Cela fait un petit moment que le Pape Benoît Sechzehn ne vient plus nous rendre visite dans ces lignes. Et c’est bien regrettable, car il y a des coups de pieds au Saint Siège qui se perdent. A l’usage des béotiens dans l’art ancestral de la toxicologie, la morale est un poison extrêment puissant dont le principe actif, la moraline, est inoculé le plus souvent dans les premières années de la vie par la grenouille de bénitier, ou par de multiples autres entités aussi supérieures qu’invisibles qu’on peut nommer travail ou patrie, pour permettre au berger de ne point perdre ses moutons. C’est une substance extrêmement tenace qui aime à se propager dans des environnement cloisonnés comme l’école, la caserne ou la famille, et si sa dangerosité avérée ne provoque plus forcément la mort depuis que l’Inquisition et la Croisade ont rejoint aux oubliettes les traditions fanées qui enluminaient la grise monotonie des temps d’avant la télévision, elle a en revanche conservé toute sa capacité à nuire au moindre progrès humain.
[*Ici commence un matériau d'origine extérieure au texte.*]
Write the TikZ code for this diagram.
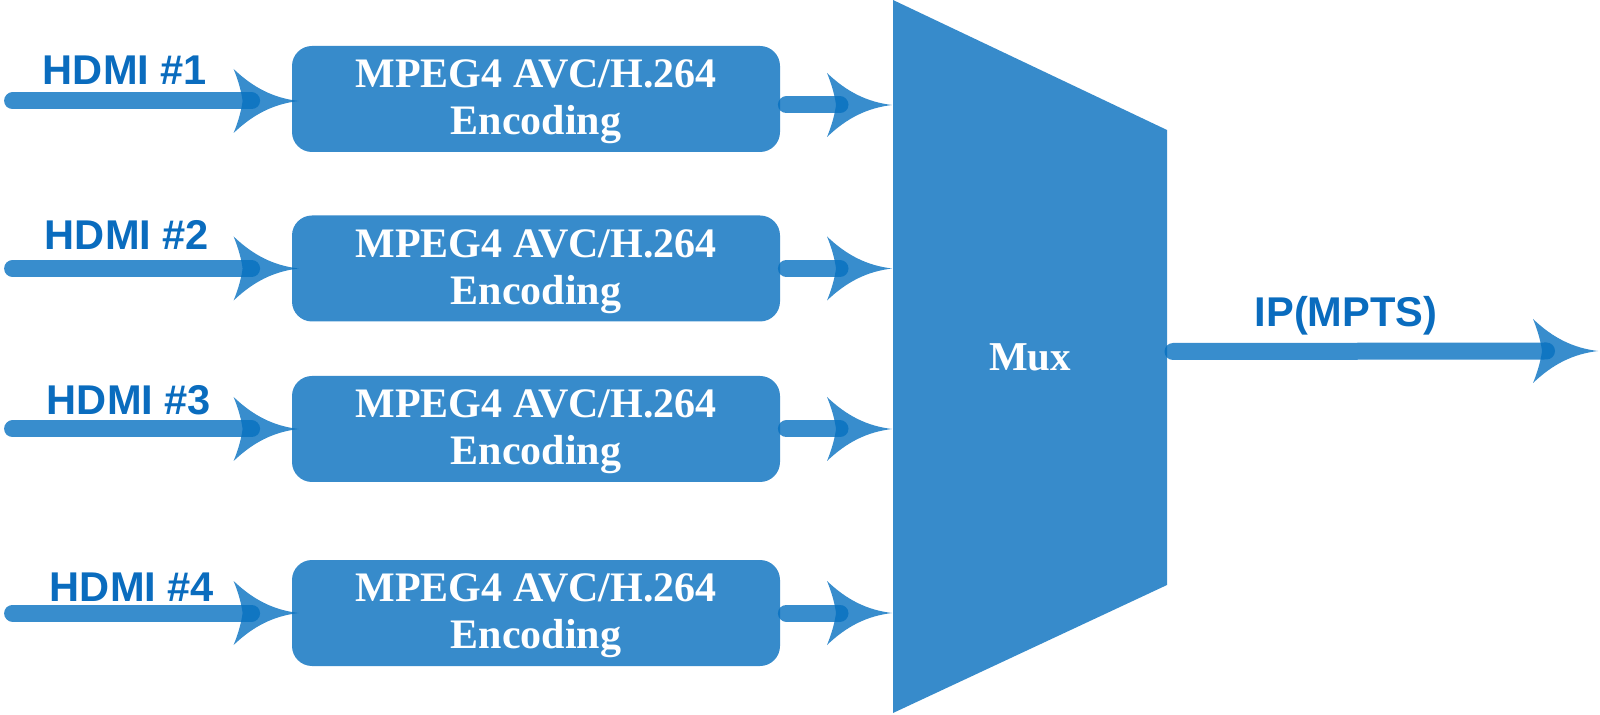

Son symptôme le plus patent est une saine détestation du corps dans toutes ses modalités sous prétexte qu’il appartiendrait à un hypothétique Dieu, ainsi qu’un goût marqué pour la discipline et la souffrance qui serait rédemptrice même quand on a rien à se reprocher. On pensait la pandémie vaincue après la grande campagne de vaccination de 1905 où l’on a procédé à l’ablation de l’Eglise du corps de l’Etat et après le lavement de mai 1968 qui a aussi chassé quelques impuretés. Mais l’imparfaite extraction de la tumeur a conduit les victimes de ce que l’on nommera le syndrome de Saint Paul de Tarse, du nom d’un cas particulièrement furieux de malade de la moraline, à continuer à mordre dans les idées fraîches comme un zombie dans la chair tendre de sa victime impuissante. En effet, des propositions insinuant que les femmes puissent disposer librement de leurs corps, que la pratique sexuelle ait pour la plupart des individus de notre espèce une nette connotation ludique qui ne se manifeste pas forcément dans les liens sacrés du mariage et dans le silence calfeutré de la chambre nuptiale, que Darwin n’est pas un démon évolutionniste, que le corps passant de vie à trépas fournisse un excellent engrais, ou encore que les groupes de death metal sont rarement possédés par autre chose que la bière tiède, leurs sont parfaitement insupportables. A l’inverse du psychopathe dont le délire est parfaitement organisé, le malade atteint par le Syndrome de Tarse refuse d’admettre que c’est peut être son principe supérieur qui essaie d’éprouver sa foi et qu’il ferait peut être mieux de retourner jouer avec ses cierges et ses goupillons.
Parfois, le malade s’engage en politique, où son ardeur est égale à la ferveur de sa croyance. Un médecin du Pays Basque, soupçonné d’avoir pratiqué quatre euthanasies actives, figure aujourd’hui en bonne place pour inaugurer un prochain rétablissement du bûcher à hérétiques. Et depuis hier, une équipe de chercheurs français a réussi à recréer du sang humain à partir de cellules-souches, ouvrant de formidables perspectives. Cette découverte permettrait de pallier à la pénurie de donneurs de sang ( qui est aussi dûe à une insupportable discrimination à l’égard de certains donneurs potentiels), et augure d’une nouvelle ère qui pourrait envoyer Dieu et ses copains pointer à Pôle Emploi pour trouver un vrai travail. La recherche sur les cellules-souches pourrait également permettre de récréer des organes sains dans un domaine où l’on manque aussi cruellement de donneurs, ou même de cloner de la viande animale sans envoyer à l’échafaud des milliers d’espèces torturées avec application avant de finir dans nos assiettes. Enfin, dans les vôtres, car nous ne mangeons pas de ce pain à la viande là. A terme, il sera peut être même possible de guérir la moraline et le virus de la politique qui ne cesse de décimer tant et plus de membres de notre belle jeunesse qui devrait un peu plus s’intéresser à un monde qui recèle encore plus de beautés que de parlementaires inutiles. Ainsi, et à la condition que la bioéthique (qui n’est pas une variante de la morale, même si elle n’en est pas à l’abri, mais un consensus sur ce qui relève d’Hippocrate et ce qui relève de Frankenstein), puisse nous prémunir des rapaces qui ne manqueront pas d’y trouver une manne financière aussi belle et aussi toxique que celles de l’industrie pharmaceutique ou de l’OGM, l’imbécile et le poète auront le droit de chanter un tout petit peu plus fort que la vie est belle.
Dans un prochain épisode, nous nous étonnerons, et nous regretterons amèrement, que la recherche sur les cellules souches n’ait toujours rien pu faire pour la chanson française.